L’Amérique latine étant le nouvel épicentre du coronavirus, en plus des décès, la faim a augmenté de façon spectaculaire. En Amérique latine, environ 50 % de la population travaille dans des conditions informelles (ES), ce qui correspond à 140 millions de personnes.
Pour ces familles, dont l’économie est régie par l’informalité, le fait de devoir accepter l’appel du "Rester à la Maison" entraîne une suppression immédiate de leurs revenus, ce qui a un impact direct sur la possibilité de se nourrir, de payer un loyer ou un prêt au logement, et d’autres services de base. Les politiques publiques doivent donner la priorité aux actions qui visent à éviter que cette crise sanitaire ne se transforme en crise alimentaire. L’accès à l’eau, directement lié à la propagation du virus, est également une source de préoccupation dans toute la région, 65 millions de personnes étant privées d’accès à l’eau et au savon (ES). Les zones rurales sont les plus touchées.
Le nombre élevé de décès dus à la covid-19 a donné une visibilité au démantèlement du système de santé publique, à la précarité sociale des travailleurs de la santé, au manque de fournitures médicales telles que les ventilateurs et au nombre de lits dans les hôpitaux publics, caractéristiques qui sont aussi présentes, parfois à un moindre degré, dans d’autres continents.
En outre, en Amérique Latine, les installations médicales sont principalement concentrées dans les zones urbaines, laissant ainsi un grand nombre d’habitants des zones rurales sans protection, et dans de nombreux pays de la région, des scandales de corruption ont éclaté du fait de mauvaise gestion et de détournements de fonds pour l’achat de fournitures médicales afin de lutter contre la pandémie.
Sur le long terme, la FIDH et ses organisations membres veulent alerter dès maintenant, au plus fort de l’épidémie et alors qu’il y a encore de la marge pour le changement, sur le risque sérieux que ne devienne permanent l’impact de la pandémie sur l’extrême pauvreté et les inégalités, et sur la nécessité d’un changement majeur des politiques qui sont en cours de mise en œuvre et de celles le seront à l’avenir.

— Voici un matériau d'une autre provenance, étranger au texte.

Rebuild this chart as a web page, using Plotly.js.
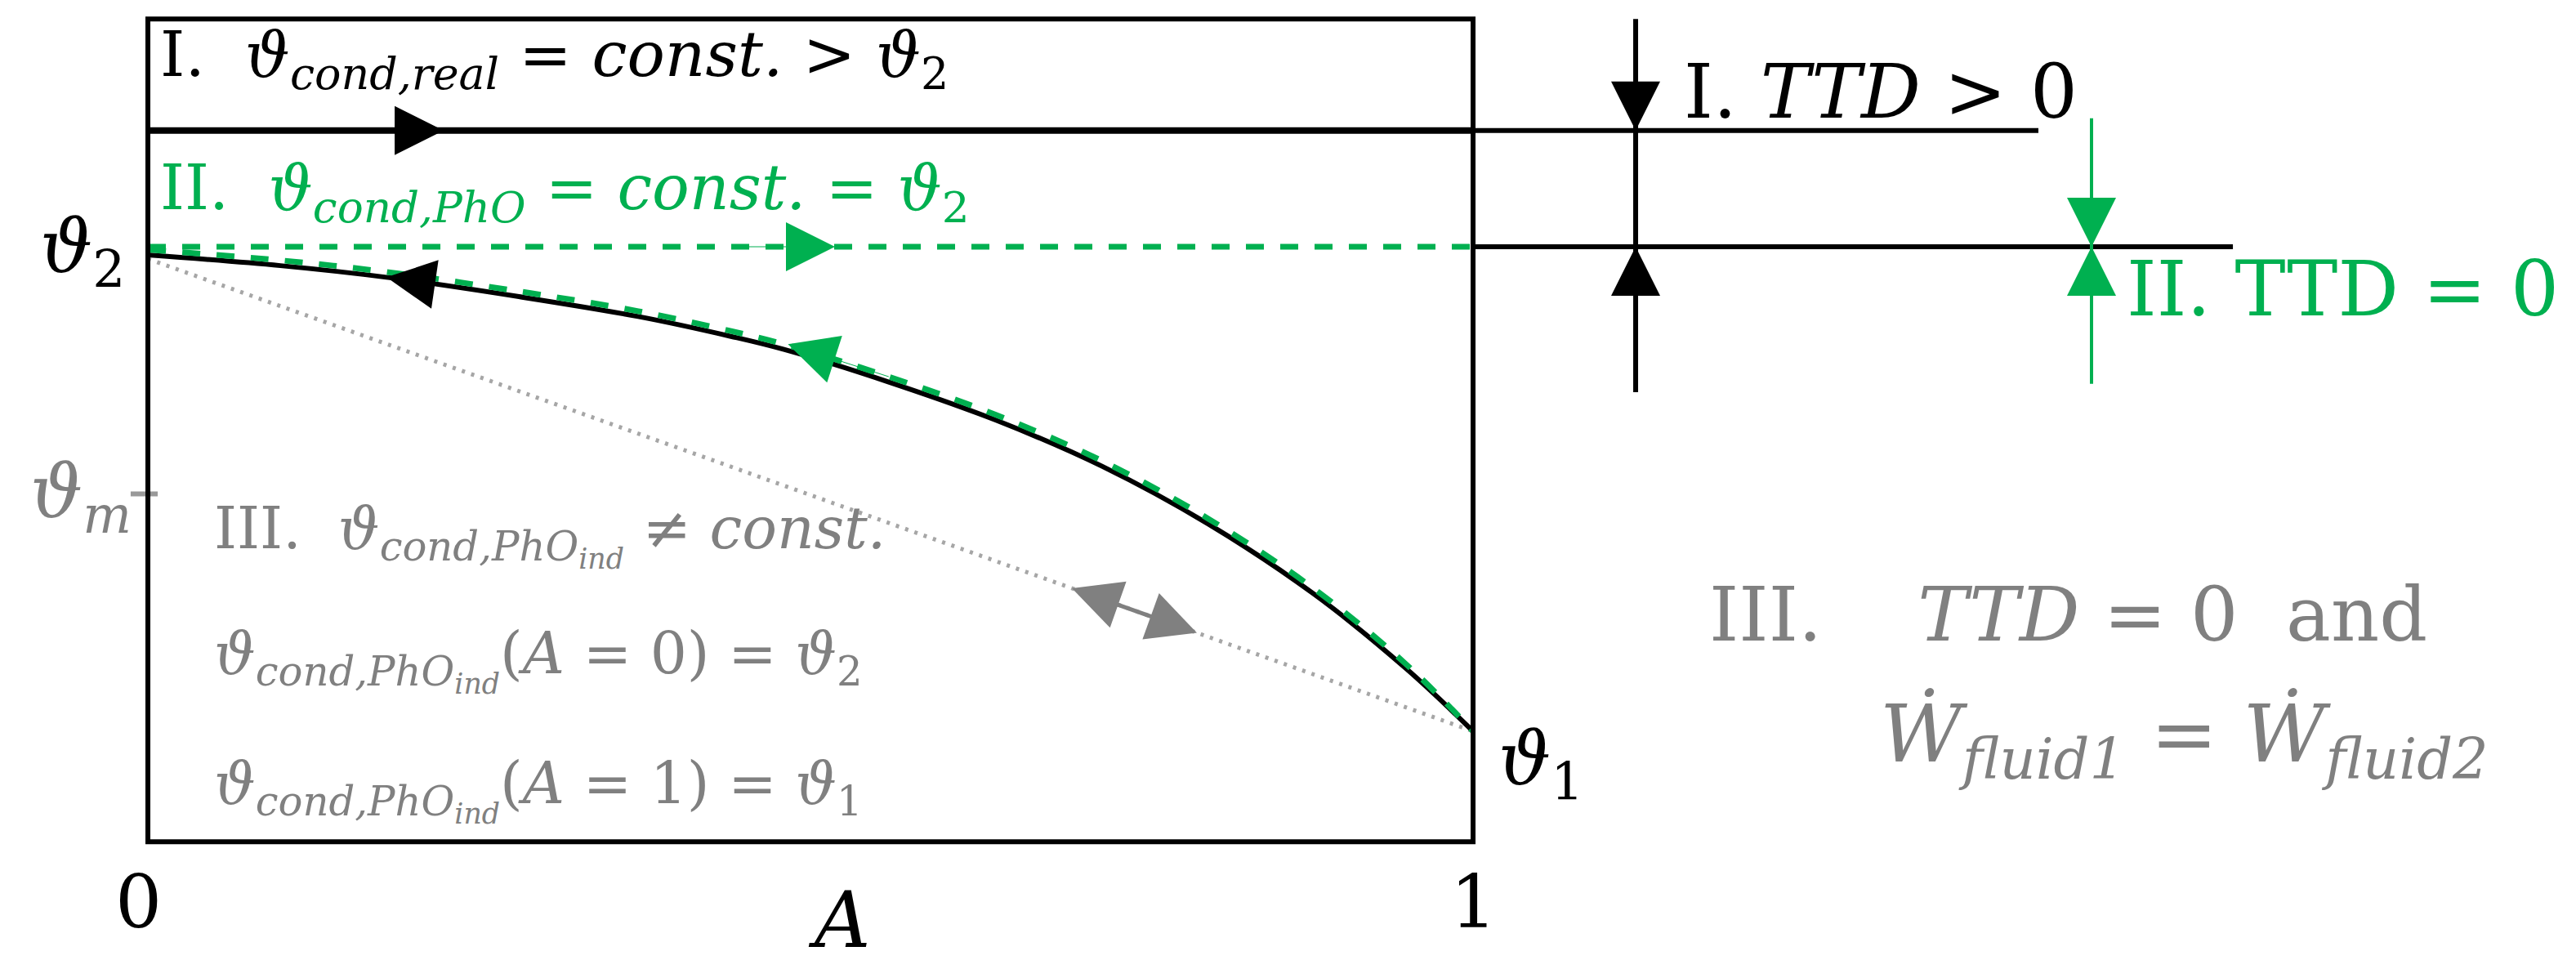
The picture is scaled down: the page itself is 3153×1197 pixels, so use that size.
<!DOCTYPE html>
<html>
<head>
<meta charset="utf-8">
<script src="https://cdn.plot.ly/plotly-3.0.1.min.js"></script>
<style>
    html, body { margin: 0; padding: 0; background: #fff; }
    #plot { width: 3153px; height: 1197px; }
</style>
</head>
<body>
<div id="plot"></div>
<script>
// A = position along the exchanger, temperature as (ϑ - ϑ1) / (ϑ2 - ϑ1)
let curveA = [0, 0.1, 0.18, 0.28, 0.37, 0.44, 0.48, 0.56, 0.64, 0.72, 0.80, 0.88, 0.95, 1.0];
let realTemp = [0.983, 0.961, 0.937, 0.897, 0.856, 0.815, 0.788, 0.720, 0.642, 0.547, 0.428, 0.283, 0.128, 0.0];
let phoTemp = [0.994, 0.972, 0.948, 0.908, 0.867, 0.826, 0.799, 0.731, 0.653, 0.558, 0.439, 0.294, 0.137, 0.0];

let indA = [0, 1];
let indTemp = [0.975, 0];

let condRealTemp = 1.24;   // I.  ϑcond,real
let condPhoTemp = 1.0;     // II. ϑcond,PhO = ϑ2
let thetaM = 0.49;

let boxTemp = [-0.228, 1.47];
let lineIEnd = 1.4266;
let lineIIEnd = 1.5734;
let ttdA = [1.1227, 1.4667];          // black / green dimension lines
let ttdTop = [1.47, 1.265];
let ttdBottom = [0.70, 0.717];

let xTicks = ['0', '1'];

const black = '#000000';
const green = '#00b050';
const grey = '#808080';
const font = 'DejaVu Serif';

let traces = [
    { x: indA, y: indTemp, mode: 'lines',
      line: { color: '#a6a6a6', width: 5, dash: '4px,8px' } },
    { x: [0.725, 0.765], y: [0.268, 0.229], mode: 'lines',
      line: { color: grey, width: 5 } },
    { x: curveA, y: realTemp, mode: 'lines',
      line: { color: black, width: 6, shape: 'spline' } },
    { x: curveA, y: phoTemp, mode: 'lines',
      line: { color: green, width: 7, dash: '22px,20px', shape: 'spline' } },
    { x: [0, 1], y: [condRealTemp, condRealTemp], mode: 'lines',
      line: { color: black, width: 8 } },
    { x: [1, lineIEnd], y: [condRealTemp, condRealTemp], mode: 'lines',
      line: { color: black, width: 6 } },
    { x: [0, 1], y: [condPhoTemp, condPhoTemp], mode: 'lines',
      line: { color: green, width: 7, dash: '22px,20px' } },
    { x: [1, lineIIEnd], y: [condPhoTemp, condPhoTemp], mode: 'lines',
      line: { color: black, width: 6 } },
    { x: [ttdA[0], ttdA[0]], y: [ttdTop[0], ttdBottom[0]], mode: 'lines',
      line: { color: black, width: 6 } },
    { x: [ttdA[1], ttdA[1]], y: [ttdTop[1], ttdBottom[1]], mode: 'lines',
      line: { color: green, width: 4 } },
    { x: [-0.013, 0.0074], y: [thetaM, thetaM], mode: 'lines',
      line: { color: '#999999', width: 6 } }
];

function arrow(tipA, tipT, tailA, tailT, color) {
    return {
        x: tipA, y: tipT, ax: tailA, ay: tailT,
        xref: 'x', yref: 'y', axref: 'x', ayref: 'y',
        text: ' ', font: { size: 1 },
        showarrow: true, arrowhead: 2, arrowsize: 12, arrowwidth: 1,
        arrowcolor: color, standoff: 0
    };
}

function label(text, a, t, size, color, anchor) {
    return {
        x: a, y: t, xref: 'x', yref: 'y', text: text, showarrow: false,
        xanchor: anchor || 'left', yanchor: 'middle',
        font: { family: font, size: size, color: color || black }
    };
}

let sp = '\u00a0';
let phoInd = '<i>ϑ</i><sub><i>cond,PhO<sub>ind</sub></i></sub>';

let annotations = [
    arrow(0.2232, condRealTemp, 0.15, condRealTemp, black),
    arrow(0.18, 0.937, 0.26, 0.905, black),
    arrow(0.5185, condPhoTemp, 0.45, condPhoTemp, green),
    arrow(0.483, 0.799, 0.56, 0.731, green),
    arrow(0.6973, 0.295, 0.745, 0.249, grey),
    arrow(0.7916, 0.203, 0.745, 0.249, grey),
    arrow(ttdA[0], condRealTemp, ttdA[0], 1.40, black),
    arrow(ttdA[0], condPhoTemp, ttdA[0], 0.85, black),
    arrow(ttdA[1], condPhoTemp, ttdA[1], 1.2, green),
    arrow(ttdA[1], condPhoTemp, ttdA[1], 0.8, green),

    label('I.' + sp + sp + '<i>ϑ</i><sub><i>cond,real</i></sub> = <i>const.</i> &gt; <i>ϑ</i><sub>2</sub>',
          0.008, 1.388, 77, black),
    label('II.' + sp + sp + '<i>ϑ</i><sub><i>cond,PhO</i></sub> = <i>const.</i> = <i>ϑ</i><sub>2</sub>',
          0.008, 1.113, 76, green),
    label('<i>ϑ</i><sub>2</sub>', -0.016, 0.99, 90, black, 'right'),
    label('<i>ϑ</i><sub><i>m</i></sub>', -0.011, 0.484, 90, grey, 'right'),
    label('<i>ϑ</i><sub>1</sub>', 1.018, -0.067, 90, black),
    label('III.' + sp + sp + phoInd + ' ≠ <i>const.</i>', 0.0487, 0.405, 71, grey),
    label(phoInd + '(<i>A</i> = 0) = <i>ϑ</i><sub>2</sub>', 0.0487, 0.147, 71, grey),
    label(phoInd + '(<i>A</i> = 1) = <i>ϑ</i><sub>1</sub>', 0.0487, -0.121, 71, grey),
    label(xTicks[0], -0.007, -0.351, 90, black, 'center'),
    label(xTicks[1], 1.0, -0.351, 90, black, 'center'),
    label('<i>A</i>', 0.5216, -0.39, 95, black, 'center'),
    label('I.' + sp + '<i>TTD</i> &gt; 0', 1.158, 1.32, 91, black),
    label('II.' + sp + 'TTD = 0', 1.492, 0.912, 93, green),
    label('III.' + sp + sp + sp + sp + '<i>TTD</i> = 0' + sp + sp + 'and', 1.177, 0.241, 92, grey),
    label('<i>Ẇ</i><sub><i>fluid1</i></sub> = <i>Ẇ</i><sub><i>fluid2</i></sub>', 1.306, -0.017, 98, grey)
];

let layout = {
    width: 3153,
    height: 1197,
    margin: { l: 0, r: 0, t: 0, b: 0 },
    paper_bgcolor: '#ffffff',
    plot_bgcolor: '#ffffff',
    showlegend: false,
    xaxis: { range: [-0.1116, 1.8323], visible: false, fixedrange: true },
    yaxis: { range: [-0.5093, 1.5093], visible: false, fixedrange: true },
    shapes: [{
        type: 'rect', xref: 'x', yref: 'y',
        x0: 0, x1: 1, y0: boxTemp[0], y1: boxTemp[1],
        line: { color: black, width: 6 }
    }],
    annotations: annotations
};

Plotly.newPlot('plot', traces, layout, { staticPlot: true });
</script>
</body>
</html>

Malgré le fait que de nombreux gouvernements ont pris la décision de fournir une aide économique et alimentaire aux citoyens les plus pauvres, les mesures adoptées sont insuffisantes et posent déjà des problèmes de rapidité d’exécution et de transparence des allocations, entre autres. En outre, les politiques à moyen terme profitent au secteur des entreprises et aux plus riches au détriment des plus pauvres, ce qui exacerbe les inégalités socio-économiques.
Dans ce scénario complexe, la FIDH et ses organisations membres signataires font des recommandations à court et moyen terme afin d’éviter l’exacerbation de la pauvreté et des inégalités socio-économiques générées par l’impact de COVID-19 sur les populations vulnérables, permettant ainsi la constrution d’une société plus juste et plus équitable où les droits de l’Homme seront au centre de l’action.

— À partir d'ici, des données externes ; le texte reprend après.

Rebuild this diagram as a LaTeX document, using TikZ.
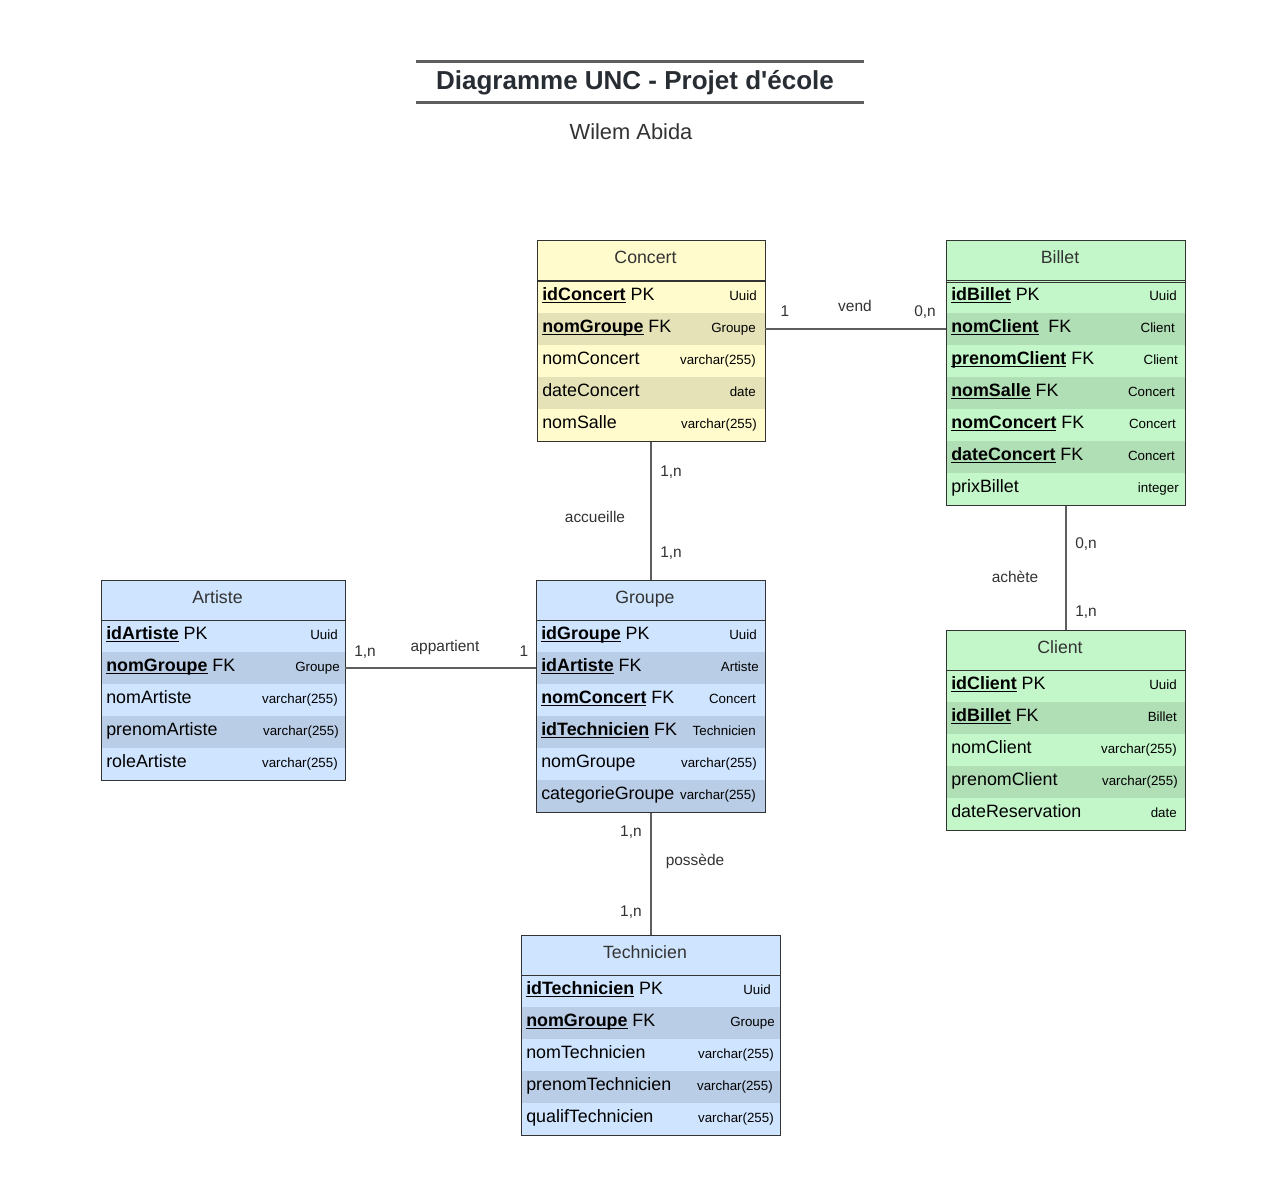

Parmi les recommandations formulées dans la note figurent des réformes fiscales redistributives pour lutter contre l’aggravation des inégalités et l’augmentation de l’extrême pauvreté, telles que la mise en place d’un revenu de base universel financé par les impôts sur les hauts revenus, permettant la pleine et effective jouissance des droits de l’homme ; la suspension de la dette extérieure et de ses intérêts, en évaluant ceux qui devraient être annulés parce qu’ils sont considérés illégitimes, odieux et illégaux ; et enfin, un meilleur contrôle des dépenses publiques pour lutter contre la pandémie, afin d’éviter que les ressources destinées à s’occuper des populations vulnérables ne disparaissent à cause de la corruption.
Sans une refondation du pacte social dans les États, l’Amérique Latine sortira de la pandémie plus pauvre, plus inégale et rétrogradante par rapport aux avancées sociales de ces quinze dernières années.